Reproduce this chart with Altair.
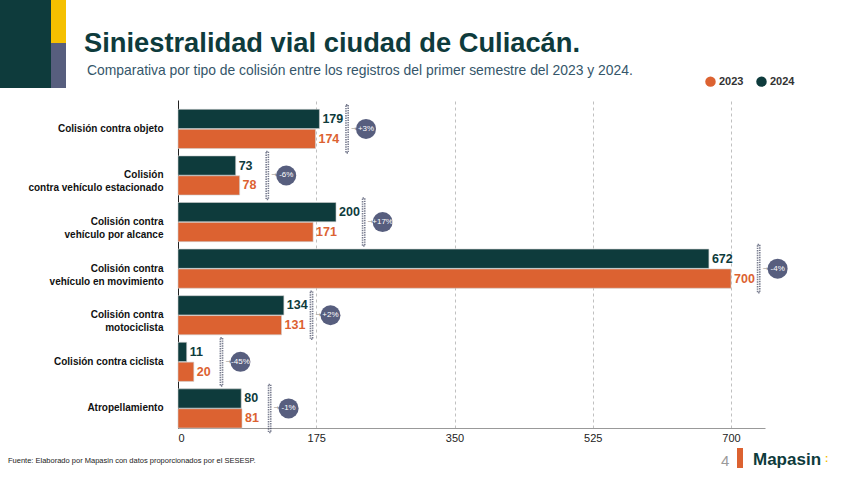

...

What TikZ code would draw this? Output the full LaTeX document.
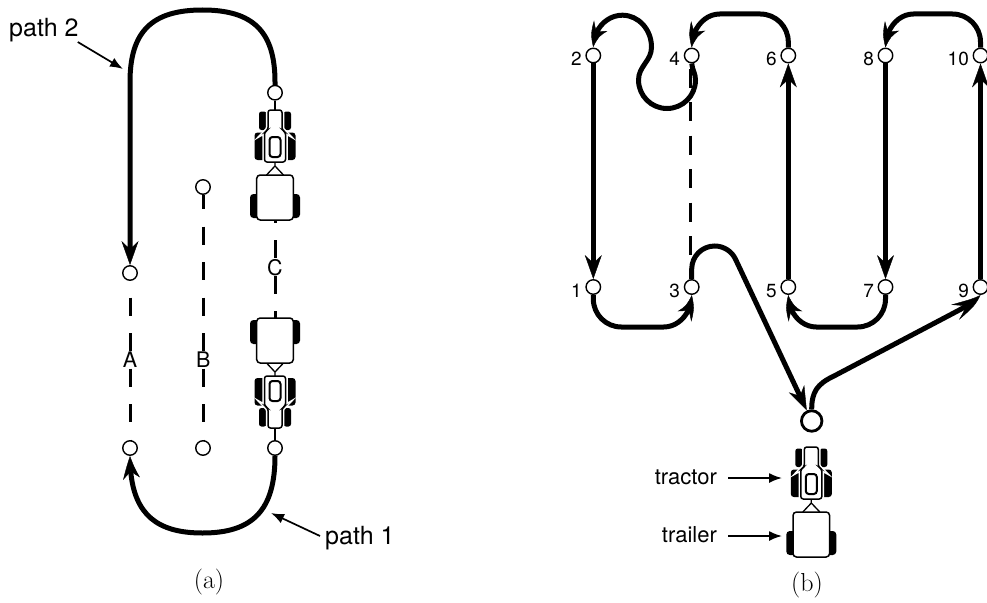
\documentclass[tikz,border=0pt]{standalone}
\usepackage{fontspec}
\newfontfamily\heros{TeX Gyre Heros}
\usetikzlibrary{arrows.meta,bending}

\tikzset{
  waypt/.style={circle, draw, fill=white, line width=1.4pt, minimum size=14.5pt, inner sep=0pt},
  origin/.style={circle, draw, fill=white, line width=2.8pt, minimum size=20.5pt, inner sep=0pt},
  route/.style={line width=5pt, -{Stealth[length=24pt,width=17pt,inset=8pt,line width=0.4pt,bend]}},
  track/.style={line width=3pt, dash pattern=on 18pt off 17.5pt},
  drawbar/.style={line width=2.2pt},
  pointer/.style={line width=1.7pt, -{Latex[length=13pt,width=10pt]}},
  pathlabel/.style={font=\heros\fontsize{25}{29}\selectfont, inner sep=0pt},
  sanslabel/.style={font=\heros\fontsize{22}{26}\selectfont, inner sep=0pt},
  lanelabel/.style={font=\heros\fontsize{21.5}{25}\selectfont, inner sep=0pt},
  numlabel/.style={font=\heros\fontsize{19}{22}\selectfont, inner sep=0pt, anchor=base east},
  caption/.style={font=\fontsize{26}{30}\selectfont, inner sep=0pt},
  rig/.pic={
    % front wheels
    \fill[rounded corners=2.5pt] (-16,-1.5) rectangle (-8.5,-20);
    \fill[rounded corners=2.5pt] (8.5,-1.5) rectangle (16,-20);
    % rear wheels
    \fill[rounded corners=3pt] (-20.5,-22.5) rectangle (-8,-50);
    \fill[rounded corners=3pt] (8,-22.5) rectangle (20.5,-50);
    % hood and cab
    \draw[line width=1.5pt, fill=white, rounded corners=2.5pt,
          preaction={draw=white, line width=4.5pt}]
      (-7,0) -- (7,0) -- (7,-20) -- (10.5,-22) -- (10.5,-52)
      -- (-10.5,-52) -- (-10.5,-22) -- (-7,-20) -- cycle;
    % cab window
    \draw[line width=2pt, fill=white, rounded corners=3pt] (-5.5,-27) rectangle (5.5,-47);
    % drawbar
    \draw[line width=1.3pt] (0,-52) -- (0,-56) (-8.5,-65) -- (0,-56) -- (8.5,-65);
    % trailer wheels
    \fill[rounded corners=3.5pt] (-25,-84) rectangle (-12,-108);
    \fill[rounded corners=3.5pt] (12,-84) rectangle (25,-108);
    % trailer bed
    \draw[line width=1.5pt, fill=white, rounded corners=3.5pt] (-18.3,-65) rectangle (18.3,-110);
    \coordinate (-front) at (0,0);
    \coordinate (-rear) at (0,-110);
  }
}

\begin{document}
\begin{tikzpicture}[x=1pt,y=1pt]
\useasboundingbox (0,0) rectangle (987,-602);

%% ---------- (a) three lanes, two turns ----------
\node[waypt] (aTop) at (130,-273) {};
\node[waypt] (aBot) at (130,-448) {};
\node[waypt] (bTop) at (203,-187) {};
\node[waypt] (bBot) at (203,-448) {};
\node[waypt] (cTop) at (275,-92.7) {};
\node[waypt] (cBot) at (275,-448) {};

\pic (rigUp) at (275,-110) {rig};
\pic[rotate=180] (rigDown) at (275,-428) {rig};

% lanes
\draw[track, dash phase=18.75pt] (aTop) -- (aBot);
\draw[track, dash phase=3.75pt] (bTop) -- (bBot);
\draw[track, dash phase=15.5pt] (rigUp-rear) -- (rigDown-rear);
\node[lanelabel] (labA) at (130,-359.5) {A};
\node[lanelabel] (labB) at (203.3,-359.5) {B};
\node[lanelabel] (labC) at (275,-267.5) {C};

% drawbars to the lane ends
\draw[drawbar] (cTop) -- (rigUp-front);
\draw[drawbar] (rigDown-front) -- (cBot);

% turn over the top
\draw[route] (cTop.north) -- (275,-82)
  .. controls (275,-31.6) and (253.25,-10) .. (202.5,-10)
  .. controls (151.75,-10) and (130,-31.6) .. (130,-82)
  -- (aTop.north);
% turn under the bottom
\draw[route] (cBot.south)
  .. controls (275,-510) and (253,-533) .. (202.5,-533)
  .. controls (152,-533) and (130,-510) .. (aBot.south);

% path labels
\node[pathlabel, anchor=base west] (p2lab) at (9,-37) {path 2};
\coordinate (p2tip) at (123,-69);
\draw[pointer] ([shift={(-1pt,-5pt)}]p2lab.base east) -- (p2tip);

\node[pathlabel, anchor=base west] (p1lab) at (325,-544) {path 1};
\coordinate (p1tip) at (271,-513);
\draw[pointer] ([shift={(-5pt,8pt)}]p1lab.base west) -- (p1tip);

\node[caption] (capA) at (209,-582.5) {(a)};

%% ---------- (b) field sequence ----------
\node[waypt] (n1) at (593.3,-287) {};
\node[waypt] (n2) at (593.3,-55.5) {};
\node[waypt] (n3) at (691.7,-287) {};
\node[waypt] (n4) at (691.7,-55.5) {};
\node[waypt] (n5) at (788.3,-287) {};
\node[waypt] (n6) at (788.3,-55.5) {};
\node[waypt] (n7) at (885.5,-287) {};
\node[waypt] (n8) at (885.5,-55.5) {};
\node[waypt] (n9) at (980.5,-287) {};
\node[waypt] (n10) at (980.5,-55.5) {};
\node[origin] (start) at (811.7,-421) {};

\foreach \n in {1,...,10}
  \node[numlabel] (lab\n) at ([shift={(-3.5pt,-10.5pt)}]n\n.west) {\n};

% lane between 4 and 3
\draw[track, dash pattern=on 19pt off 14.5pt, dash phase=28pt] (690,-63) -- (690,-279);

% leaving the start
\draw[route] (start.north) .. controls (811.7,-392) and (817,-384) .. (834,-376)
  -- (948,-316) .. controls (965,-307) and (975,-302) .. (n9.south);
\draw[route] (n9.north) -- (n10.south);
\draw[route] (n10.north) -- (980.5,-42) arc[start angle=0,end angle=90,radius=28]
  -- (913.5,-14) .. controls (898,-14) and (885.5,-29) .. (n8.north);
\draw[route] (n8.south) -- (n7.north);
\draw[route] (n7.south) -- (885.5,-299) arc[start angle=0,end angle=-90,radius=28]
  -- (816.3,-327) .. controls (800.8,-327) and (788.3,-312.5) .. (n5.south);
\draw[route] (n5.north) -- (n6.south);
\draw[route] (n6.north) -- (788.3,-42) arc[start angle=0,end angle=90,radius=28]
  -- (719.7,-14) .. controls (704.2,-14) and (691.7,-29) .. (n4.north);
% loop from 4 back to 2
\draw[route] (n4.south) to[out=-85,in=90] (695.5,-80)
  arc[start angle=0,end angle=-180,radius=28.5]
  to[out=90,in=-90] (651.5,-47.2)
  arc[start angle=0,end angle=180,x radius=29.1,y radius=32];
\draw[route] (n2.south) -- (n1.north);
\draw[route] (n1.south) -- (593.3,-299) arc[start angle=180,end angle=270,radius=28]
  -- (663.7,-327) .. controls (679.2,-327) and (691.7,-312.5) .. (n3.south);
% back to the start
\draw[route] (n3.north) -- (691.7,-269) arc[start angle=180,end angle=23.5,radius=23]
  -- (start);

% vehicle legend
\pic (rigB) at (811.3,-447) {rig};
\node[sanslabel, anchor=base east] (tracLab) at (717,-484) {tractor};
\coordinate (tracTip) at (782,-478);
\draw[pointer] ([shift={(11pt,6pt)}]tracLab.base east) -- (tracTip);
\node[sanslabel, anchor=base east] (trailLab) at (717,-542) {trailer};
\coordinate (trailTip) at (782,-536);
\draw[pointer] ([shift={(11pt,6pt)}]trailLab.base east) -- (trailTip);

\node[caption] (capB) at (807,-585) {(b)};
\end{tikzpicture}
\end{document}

--

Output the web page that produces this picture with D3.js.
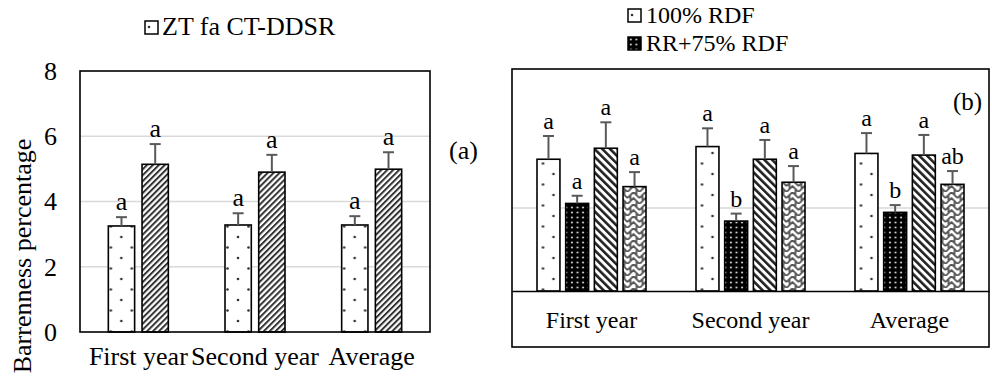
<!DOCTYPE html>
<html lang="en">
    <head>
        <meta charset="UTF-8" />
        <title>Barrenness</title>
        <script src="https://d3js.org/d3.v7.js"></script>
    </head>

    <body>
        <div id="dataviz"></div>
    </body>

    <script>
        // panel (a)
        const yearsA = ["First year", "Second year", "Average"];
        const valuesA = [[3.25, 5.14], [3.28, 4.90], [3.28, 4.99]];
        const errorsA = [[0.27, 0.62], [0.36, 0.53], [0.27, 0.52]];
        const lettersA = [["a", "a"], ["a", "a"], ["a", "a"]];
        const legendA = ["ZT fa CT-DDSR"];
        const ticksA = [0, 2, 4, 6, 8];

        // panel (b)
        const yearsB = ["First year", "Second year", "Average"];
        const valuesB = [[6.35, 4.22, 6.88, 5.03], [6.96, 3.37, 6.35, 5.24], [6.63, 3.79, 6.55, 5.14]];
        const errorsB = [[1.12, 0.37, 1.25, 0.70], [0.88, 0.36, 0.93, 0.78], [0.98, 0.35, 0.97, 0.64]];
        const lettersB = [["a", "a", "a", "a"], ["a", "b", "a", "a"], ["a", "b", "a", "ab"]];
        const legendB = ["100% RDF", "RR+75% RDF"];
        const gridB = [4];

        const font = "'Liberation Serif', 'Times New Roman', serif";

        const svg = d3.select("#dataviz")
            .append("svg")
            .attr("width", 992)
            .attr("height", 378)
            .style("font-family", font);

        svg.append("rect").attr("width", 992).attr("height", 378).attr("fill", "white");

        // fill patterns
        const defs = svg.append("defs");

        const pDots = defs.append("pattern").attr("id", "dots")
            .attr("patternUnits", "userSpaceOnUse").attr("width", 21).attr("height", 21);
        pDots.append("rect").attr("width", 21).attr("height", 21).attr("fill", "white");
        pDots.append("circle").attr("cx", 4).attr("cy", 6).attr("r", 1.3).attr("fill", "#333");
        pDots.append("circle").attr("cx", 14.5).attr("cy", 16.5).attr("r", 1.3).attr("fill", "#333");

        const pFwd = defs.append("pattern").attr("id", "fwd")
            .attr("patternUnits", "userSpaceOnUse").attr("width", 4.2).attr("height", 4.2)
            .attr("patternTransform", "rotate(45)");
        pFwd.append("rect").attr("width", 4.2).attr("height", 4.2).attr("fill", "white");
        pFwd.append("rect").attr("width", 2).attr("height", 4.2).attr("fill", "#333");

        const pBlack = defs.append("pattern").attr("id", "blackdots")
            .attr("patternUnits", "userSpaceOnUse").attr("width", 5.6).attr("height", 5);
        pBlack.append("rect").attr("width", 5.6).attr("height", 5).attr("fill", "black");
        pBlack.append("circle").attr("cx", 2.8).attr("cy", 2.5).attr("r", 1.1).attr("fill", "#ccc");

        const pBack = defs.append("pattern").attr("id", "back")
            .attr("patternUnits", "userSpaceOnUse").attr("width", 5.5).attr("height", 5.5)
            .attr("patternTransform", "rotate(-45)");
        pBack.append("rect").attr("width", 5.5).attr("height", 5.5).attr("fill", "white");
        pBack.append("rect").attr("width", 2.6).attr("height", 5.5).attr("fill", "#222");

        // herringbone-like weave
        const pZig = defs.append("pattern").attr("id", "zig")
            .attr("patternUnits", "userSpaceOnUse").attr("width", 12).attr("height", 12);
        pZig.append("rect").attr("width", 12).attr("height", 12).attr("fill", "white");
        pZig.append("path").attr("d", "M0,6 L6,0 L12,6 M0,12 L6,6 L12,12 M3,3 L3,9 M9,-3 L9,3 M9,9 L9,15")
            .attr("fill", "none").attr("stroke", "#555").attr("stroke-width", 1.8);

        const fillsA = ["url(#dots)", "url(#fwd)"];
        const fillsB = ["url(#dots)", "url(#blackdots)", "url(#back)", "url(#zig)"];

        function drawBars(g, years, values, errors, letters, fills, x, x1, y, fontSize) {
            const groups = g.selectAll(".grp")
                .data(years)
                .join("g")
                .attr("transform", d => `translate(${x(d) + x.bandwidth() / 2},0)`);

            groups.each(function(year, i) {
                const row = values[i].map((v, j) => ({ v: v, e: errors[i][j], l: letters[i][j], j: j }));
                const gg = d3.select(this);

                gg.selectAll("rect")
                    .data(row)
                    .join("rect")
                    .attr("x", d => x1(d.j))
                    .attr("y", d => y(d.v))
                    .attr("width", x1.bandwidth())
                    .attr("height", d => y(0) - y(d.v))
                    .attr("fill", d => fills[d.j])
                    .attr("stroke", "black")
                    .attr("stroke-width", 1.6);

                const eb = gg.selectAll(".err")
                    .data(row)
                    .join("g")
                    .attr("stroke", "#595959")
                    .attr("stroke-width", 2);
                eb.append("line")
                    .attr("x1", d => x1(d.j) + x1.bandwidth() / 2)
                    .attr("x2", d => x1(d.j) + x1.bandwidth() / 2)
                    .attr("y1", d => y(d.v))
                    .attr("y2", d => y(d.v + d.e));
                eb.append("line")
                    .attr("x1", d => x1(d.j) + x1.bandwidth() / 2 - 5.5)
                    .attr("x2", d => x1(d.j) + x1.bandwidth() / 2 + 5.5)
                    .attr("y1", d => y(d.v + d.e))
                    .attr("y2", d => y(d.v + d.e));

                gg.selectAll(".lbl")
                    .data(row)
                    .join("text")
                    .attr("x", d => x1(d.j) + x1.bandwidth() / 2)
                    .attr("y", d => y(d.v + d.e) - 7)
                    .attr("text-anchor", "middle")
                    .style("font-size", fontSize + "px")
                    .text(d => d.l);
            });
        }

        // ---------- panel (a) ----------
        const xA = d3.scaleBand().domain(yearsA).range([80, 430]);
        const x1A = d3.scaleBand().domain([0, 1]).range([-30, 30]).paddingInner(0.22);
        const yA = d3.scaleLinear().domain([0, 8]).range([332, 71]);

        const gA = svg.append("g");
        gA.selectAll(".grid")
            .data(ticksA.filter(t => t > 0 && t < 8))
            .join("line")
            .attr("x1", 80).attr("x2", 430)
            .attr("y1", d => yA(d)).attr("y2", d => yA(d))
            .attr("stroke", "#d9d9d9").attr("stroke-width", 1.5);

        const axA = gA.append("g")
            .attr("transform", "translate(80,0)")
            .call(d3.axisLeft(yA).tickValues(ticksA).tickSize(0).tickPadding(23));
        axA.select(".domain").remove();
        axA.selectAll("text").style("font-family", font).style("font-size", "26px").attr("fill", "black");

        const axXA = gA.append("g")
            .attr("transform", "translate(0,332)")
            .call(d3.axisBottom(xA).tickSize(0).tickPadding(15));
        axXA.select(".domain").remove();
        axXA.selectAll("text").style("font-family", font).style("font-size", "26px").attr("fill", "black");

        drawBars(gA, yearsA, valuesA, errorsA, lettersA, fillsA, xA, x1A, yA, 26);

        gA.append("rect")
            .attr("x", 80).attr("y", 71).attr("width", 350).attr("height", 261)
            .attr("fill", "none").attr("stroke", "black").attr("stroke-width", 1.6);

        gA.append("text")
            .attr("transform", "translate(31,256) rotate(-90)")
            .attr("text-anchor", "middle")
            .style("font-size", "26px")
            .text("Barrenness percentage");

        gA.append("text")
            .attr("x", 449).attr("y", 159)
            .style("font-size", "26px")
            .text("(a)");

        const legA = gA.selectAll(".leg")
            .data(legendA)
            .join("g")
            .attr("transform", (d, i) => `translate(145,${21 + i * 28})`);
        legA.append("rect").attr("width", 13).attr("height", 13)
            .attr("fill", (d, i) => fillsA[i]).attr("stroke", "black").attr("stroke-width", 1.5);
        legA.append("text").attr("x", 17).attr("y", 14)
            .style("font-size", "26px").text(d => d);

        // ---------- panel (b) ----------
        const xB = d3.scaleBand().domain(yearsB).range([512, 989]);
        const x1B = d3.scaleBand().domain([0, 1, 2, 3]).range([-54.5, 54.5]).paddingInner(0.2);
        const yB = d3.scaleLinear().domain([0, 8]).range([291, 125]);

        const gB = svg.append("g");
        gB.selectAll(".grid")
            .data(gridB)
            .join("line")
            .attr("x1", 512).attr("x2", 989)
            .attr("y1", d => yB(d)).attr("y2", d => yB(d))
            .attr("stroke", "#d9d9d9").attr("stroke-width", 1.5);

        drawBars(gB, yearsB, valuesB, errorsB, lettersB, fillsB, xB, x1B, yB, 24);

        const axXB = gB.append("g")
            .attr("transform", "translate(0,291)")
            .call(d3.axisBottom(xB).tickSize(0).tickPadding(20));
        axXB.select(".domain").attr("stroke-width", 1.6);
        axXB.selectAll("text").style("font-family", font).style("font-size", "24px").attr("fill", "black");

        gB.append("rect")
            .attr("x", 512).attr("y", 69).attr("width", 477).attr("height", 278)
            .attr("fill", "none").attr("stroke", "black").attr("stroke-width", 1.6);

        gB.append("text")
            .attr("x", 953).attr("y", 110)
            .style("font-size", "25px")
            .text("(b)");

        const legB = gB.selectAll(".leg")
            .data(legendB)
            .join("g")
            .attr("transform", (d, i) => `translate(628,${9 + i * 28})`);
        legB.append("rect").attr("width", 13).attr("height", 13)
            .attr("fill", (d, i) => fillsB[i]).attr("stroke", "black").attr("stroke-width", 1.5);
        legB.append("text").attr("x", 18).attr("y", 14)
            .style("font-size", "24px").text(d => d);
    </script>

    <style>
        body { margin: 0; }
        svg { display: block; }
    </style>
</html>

GOAL ▸ Take every line from the records above that has the word "this" and copy it.

FINAL RESULT ▸
Reproduce this chart with Altair.
What TikZ code would draw this? Output the full LaTeX document.
Output the web page that produces this picture with D3.js.
                const gg = d3.select(this);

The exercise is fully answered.